**WHAT TO PRODUCE:**
Copy everything in the data below exactly except the pictures.

**GIVEN DATA:**
- - - - - - -

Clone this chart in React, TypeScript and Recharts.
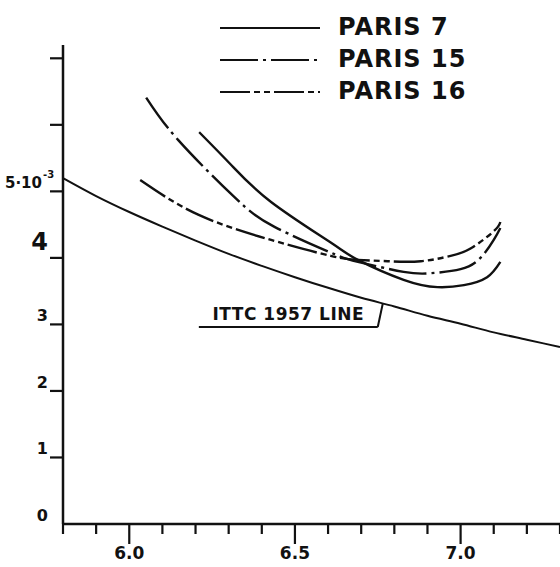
import { Legend, Line, LineChart, ReferenceDot, ReferenceLine, XAxis, YAxis } from 'recharts';

// log Re axis ticks and labels
const X_TICKS = [5.8, 5.9, 6.0, 6.1, 6.2, 6.3, 6.4, 6.5, 6.6, 6.7, 6.8, 6.9, 7.0, 7.1, 7.2, 7.3];
const X_LABELS = ['', '', '6.0', '', '', '', '', '6.5', '', '', '', '', '7.0', '', '', ''];

// Cf (x 10^-3) axis
const Y_TICKS = [0, 1, 2, 3, 4, 5, 6, 7];
const Y_LABELS = ['0', '1', '2', '3', '4', '5·10', '', ''];

// ITTC 1957 friction line
const ITTC_X = [5.8, 5.9, 6.0, 6.1, 6.2, 6.3, 6.4, 6.5, 6.6, 6.7, 6.8, 6.9, 7.0, 7.1, 7.2, 7.3];
const ITTC_Y = [5.2, 4.93, 4.69, 4.47, 4.26, 4.06, 3.88, 3.71, 3.55, 3.4, 3.27, 3.13, 3.01, 2.88, 2.77, 2.66];

// model curves
const PARIS7_X = [6.211, 6.307, 6.428, 6.608, 6.69, 6.828, 6.93, 7.01, 7.08, 7.12];
const PARIS7_Y = [5.89, 5.4, 4.84, 4.23, 3.97, 3.67, 3.56, 3.59, 3.71, 3.94];

const PARIS15_X = [6.051, 6.148, 6.316, 6.437, 6.608, 6.69, 6.828, 6.91, 7.0, 7.06, 7.1, 7.12];
const PARIS15_Y = [6.41, 5.77, 4.92, 4.47, 4.08, 3.94, 3.79, 3.77, 3.83, 4.0, 4.27, 4.45];

const PARIS16_X = [6.033, 6.208, 6.428, 6.608, 6.69, 6.78, 6.88, 6.97, 7.03, 7.1, 7.12];
const PARIS16_Y = [5.17, 4.65, 4.27, 4.03, 3.97, 3.95, 3.95, 4.03, 4.14, 4.4, 4.54];

const INK = '#111';
const FONT = '"DejaVu Sans", sans-serif';

const SERIES = [
  { name: 'PARIS 7', xs: PARIS7_X, ys: PARIS7_Y, dash: undefined as string | undefined },
  { name: 'PARIS 15', xs: PARIS15_X, ys: PARIS15_Y, dash: '38 5 3 5' },
  { name: 'PARIS 16', xs: PARIS16_X, ys: PARIS16_Y, dash: '30 4 6 4 6 4' },
];

const toPoints = (xs: number[], ys: number[]) => xs.map((x, i) => ({ x, y: ys[i] }));

function XTick(props: any) {
  const { x, y, index } = props;
  const label = X_LABELS[index];
  const len = label ? 20 : 10;
  return (
    <g>
      <line x1={x} x2={x} y1={y} y2={y + len} stroke={INK} strokeWidth={2.2} />
      {label && (
        <text x={x} y={y + 35} textAnchor="middle" fontSize={17} fontWeight="bold" fontFamily={FONT} fill={INK}>
          {label}
        </text>
      )}
    </g>
  );
}

function YTick(props: any) {
  const { x, y, index } = props;
  const label = Y_LABELS[index];
  const big = label === '4';
  const five = label.startsWith('5');
  return (
    <g>
      {index > 0 && <line x1={x - 13} x2={x} y1={y} y2={y} stroke={INK} strokeWidth={2.2} />}
      {label && (
        <text
          x={five ? x - 21 : x - 15}
          y={big ? y - 8 : y - 3}
          textAnchor="end"
          fontSize={big ? 24 : five ? 15 : 16}
          fontWeight="bold"
          fontFamily={FONT}
          fill={INK}
        >
          {label}
        </text>
      )}
      {five && (
        <text x={x - 20} y={y - 13} fontSize={10} fontWeight="bold" fontFamily={FONT} fill={INK}>
          -3
        </text>
      )}
    </g>
  );
}

function LegendBox() {
  return (
    <svg width={260} height={105}>
      {SERIES.map((s, i) => {
        const ly = [23, 55, 87][i];
        return (
          <g key={s.name}>
            <line x1={5} x2={105} y1={ly} y2={ly} stroke={INK} strokeWidth={2.2} strokeDasharray={s.dash} />
            <text x={123} y={ly + 7} fontSize={24} fontFamily={FONT} fontWeight="bold" fill={INK} letterSpacing={1}>
              {s.name}
            </text>
          </g>
        );
      })}
    </svg>
  );
}

export default function App() {
  return (
    <div style={{ position: 'absolute', left: 0, top: 0, width: 560, height: 567, background: '#fff', fontFamily: FONT }}>
      <LineChart width={560} height={567} margin={{ top: 45, right: 0, bottom: 0, left: 0 }}>
        <XAxis
          type="number"
          dataKey="x"
          domain={[5.8, 7.3]}
          ticks={X_TICKS}
          interval={0}
          height={43}
          tickSize={0}
          tickMargin={0}
          tickLine={false}
          axisLine={{ stroke: INK, strokeWidth: 2.5 }}
          tick={<XTick />}
          allowDataOverflow
        />
        <YAxis
          type="number"
          domain={[0, 7.2]}
          ticks={Y_TICKS}
          interval={0}
          width={63}
          tickSize={0}
          tickMargin={0}
          tickLine={false}
          axisLine={{ stroke: INK, strokeWidth: 2.5 }}
          tick={<YTick />}
          allowDataOverflow
        />
        <Legend
          layout="vertical"
          align="center"
          verticalAlign="middle"
          content={() => <LegendBox />}
          wrapperStyle={{ top: 5, left: 215, width: 260, height: 105 }}
        />
        <Line
          data={toPoints(ITTC_X, ITTC_Y)}
          dataKey="y"
          type="monotone"
          stroke={INK}
          strokeWidth={2}
          dot={false}
          activeDot={false}
          legendType="none"
          isAnimationActive={false}
        />
        {SERIES.map((s) => (
          <Line
            key={s.name}
            name={s.name}
            data={toPoints(s.xs, s.ys)}
            dataKey="y"
            type="natural"
            stroke={INK}
            strokeWidth={2.4}
            strokeDasharray={s.dash}
            dot={false}
            activeDot={false}
            isAnimationActive={false}
          />
        ))}
        <ReferenceLine segment={[{ x: 6.21, y: 2.96 }, { x: 6.75, y: 2.96 }]} stroke={INK} strokeWidth={2} />
        <ReferenceLine segment={[{ x: 6.75, y: 2.96 }, { x: 6.765, y: 3.31 }]} stroke={INK} strokeWidth={2} />
        <ReferenceDot
          x={6.48}
          y={3.15}
          r={0}
          shape={(p: any) => (
            <text x={p.cx} y={p.cy + 6} textAnchor="middle" fontSize={17} fontWeight="bold" fontFamily={FONT} fill={INK} letterSpacing={0.5}>
              ITTC 1957 LINE
            </text>
          )}
        />
      </LineChart>
    </div>
  );
}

- - - - - - -

**EXERCISE ANSWER:**
Clone this chart in React, TypeScript and Recharts.
import { Legend, Line, LineChart, ReferenceDot, ReferenceLine, XAxis, YAxis } from 'recharts';

// log Re axis ticks and labels
const X_TICKS = [5.8, 5.9, 6.0, 6.1, 6.2, 6.3, 6.4, 6.5, 6.6, 6.7, 6.8, 6.9, 7.0, 7.1, 7.2, 7.3];
const X_LABELS = ['', '', '6.0', '', '', '', '', '6.5', '', '', '', '', '7.0', '', '', ''];

// Cf (x 10^-3) axis
const Y_TICKS = [0, 1, 2, 3, 4, 5, 6, 7];
const Y_LABELS = ['0', '1', '2', '3', '4', '5·10', '', ''];

// ITTC 1957 friction line
const ITTC_X = [5.8, 5.9, 6.0, 6.1, 6.2, 6.3, 6.4, 6.5, 6.6, 6.7, 6.8, 6.9, 7.0, 7.1, 7.2, 7.3];
const ITTC_Y = [5.2, 4.93, 4.69, 4.47, 4.26, 4.06, 3.88, 3.71, 3.55, 3.4, 3.27, 3.13, 3.01, 2.88, 2.77, 2.66];

// model curves
const PARIS7_X = [6.211, 6.307, 6.428, 6.608, 6.69, 6.828, 6.93, 7.01, 7.08, 7.12];
const PARIS7_Y = [5.89, 5.4, 4.84, 4.23, 3.97, 3.67, 3.56, 3.59, 3.71, 3.94];

const PARIS15_X = [6.051, 6.148, 6.316, 6.437, 6.608, 6.69, 6.828, 6.91, 7.0, 7.06, 7.1, 7.12];
const PARIS15_Y = [6.41, 5.77, 4.92, 4.47, 4.08, 3.94, 3.79, 3.77, 3.83, 4.0, 4.27, 4.45];

const PARIS16_X = [6.033, 6.208, 6.428, 6.608, 6.69, 6.78, 6.88, 6.97, 7.03, 7.1, 7.12];
const PARIS16_Y = [5.17, 4.65, 4.27, 4.03, 3.97, 3.95, 3.95, 4.03, 4.14, 4.4, 4.54];

const INK = '#111';
const FONT = '"DejaVu Sans", sans-serif';

const SERIES = [
  { name: 'PARIS 7', xs: PARIS7_X, ys: PARIS7_Y, dash: undefined as string | undefined },
  { name: 'PARIS 15', xs: PARIS15_X, ys: PARIS15_Y, dash: '38 5 3 5' },
  { name: 'PARIS 16', xs: PARIS16_X, ys: PARIS16_Y, dash: '30 4 6 4 6 4' },
];

const toPoints = (xs: number[], ys: number[]) => xs.map((x, i) => ({ x, y: ys[i] }));

function XTick(props: any) {
  const { x, y, index } = props;
  const label = X_LABELS[index];
  const len = label ? 20 : 10;
  return (
    <g>
      <line x1={x} x2={x} y1={y} y2={y + len} stroke={INK} strokeWidth={2.2} />
      {label && (
        <text x={x} y={y + 35} textAnchor="middle" fontSize={17} fontWeight="bold" fontFamily={FONT} fill={INK}>
          {label}
        </text>
      )}
    </g>
  );
}

function YTick(props: any) {
  const { x, y, index } = props;
  const label = Y_LABELS[index];
  const big = label === '4';
  const five = label.startsWith('5');
  return (
    <g>
      {index > 0 && <line x1={x - 13} x2={x} y1={y} y2={y} stroke={INK} strokeWidth={2.2} />}
      {label && (
        <text
          x={five ? x - 21 : x - 15}
          y={big ? y - 8 : y - 3}
          textAnchor="end"
          fontSize={big ? 24 : five ? 15 : 16}
          fontWeight="bold"
          fontFamily={FONT}
          fill={INK}
        >
          {label}
        </text>
      )}
      {five && (
        <text x={x - 20} y={y - 13} fontSize={10} fontWeight="bold" fontFamily={FONT} fill={INK}>
          -3
        </text>
      )}
    </g>
  );
}

function LegendBox() {
  return (
    <svg width={260} height={105}>
      {SERIES.map((s, i) => {
        const ly = [23, 55, 87][i];
        return (
          <g key={s.name}>
            <line x1={5} x2={105} y1={ly} y2={ly} stroke={INK} strokeWidth={2.2} strokeDasharray={s.dash} />
            <text x={123} y={ly + 7} fontSize={24} fontFamily={FONT} fontWeight="bold" fill={INK} letterSpacing={1}>
              {s.name}
            </text>
          </g>
        );
      })}
    </svg>
  );
}

export default function App() {
  return (
    <div style={{ position: 'absolute', left: 0, top: 0, width: 560, height: 567, background: '#fff', fontFamily: FONT }}>
      <LineChart width={560} height={567} margin={{ top: 45, right: 0, bottom: 0, left: 0 }}>
        <XAxis
          type="number"
          dataKey="x"
          domain={[5.8, 7.3]}
          ticks={X_TICKS}
          interval={0}
          height={43}
          tickSize={0}
          tickMargin={0}
          tickLine={false}
          axisLine={{ stroke: INK, strokeWidth: 2.5 }}
          tick={<XTick />}
          allowDataOverflow
        />
        <YAxis
          type="number"
          domain={[0, 7.2]}
          ticks={Y_TICKS}
          interval={0}
          width={63}
          tickSize={0}
          tickMargin={0}
          tickLine={false}
          axisLine={{ stroke: INK, strokeWidth: 2.5 }}
          tick={<YTick />}
          allowDataOverflow
        />
        <Legend
          layout="vertical"
          align="center"
          verticalAlign="middle"
          content={() => <LegendBox />}
          wrapperStyle={{ top: 5, left: 215, width: 260, height: 105 }}
        />
        <Line
          data={toPoints(ITTC_X, ITTC_Y)}
          dataKey="y"
          type="monotone"
          stroke={INK}
          strokeWidth={2}
          dot={false}
          activeDot={false}
          legendType="none"
          isAnimationActive={false}
        />
        {SERIES.map((s) => (
          <Line
            key={s.name}
            name={s.name}
            data={toPoints(s.xs, s.ys)}
            dataKey="y"
            type="natural"
            stroke={INK}
            strokeWidth={2.4}
            strokeDasharray={s.dash}
            dot={false}
            activeDot={false}
            isAnimationActive={false}
          />
        ))}
        <ReferenceLine segment={[{ x: 6.21, y: 2.96 }, { x: 6.75, y: 2.96 }]} stroke={INK} strokeWidth={2} />
        <ReferenceLine segment={[{ x: 6.75, y: 2.96 }, { x: 6.765, y: 3.31 }]} stroke={INK} strokeWidth={2} />
        <ReferenceDot
          x={6.48}
          y={3.15}
          r={0}
          shape={(p: any) => (
            <text x={p.cx} y={p.cy + 6} textAnchor="middle" fontSize={17} fontWeight="bold" fontFamily={FONT} fill={INK} letterSpacing={0.5}>
              ITTC 1957 LINE
            </text>
          )}
        />
      </LineChart>
    </div>
  );
}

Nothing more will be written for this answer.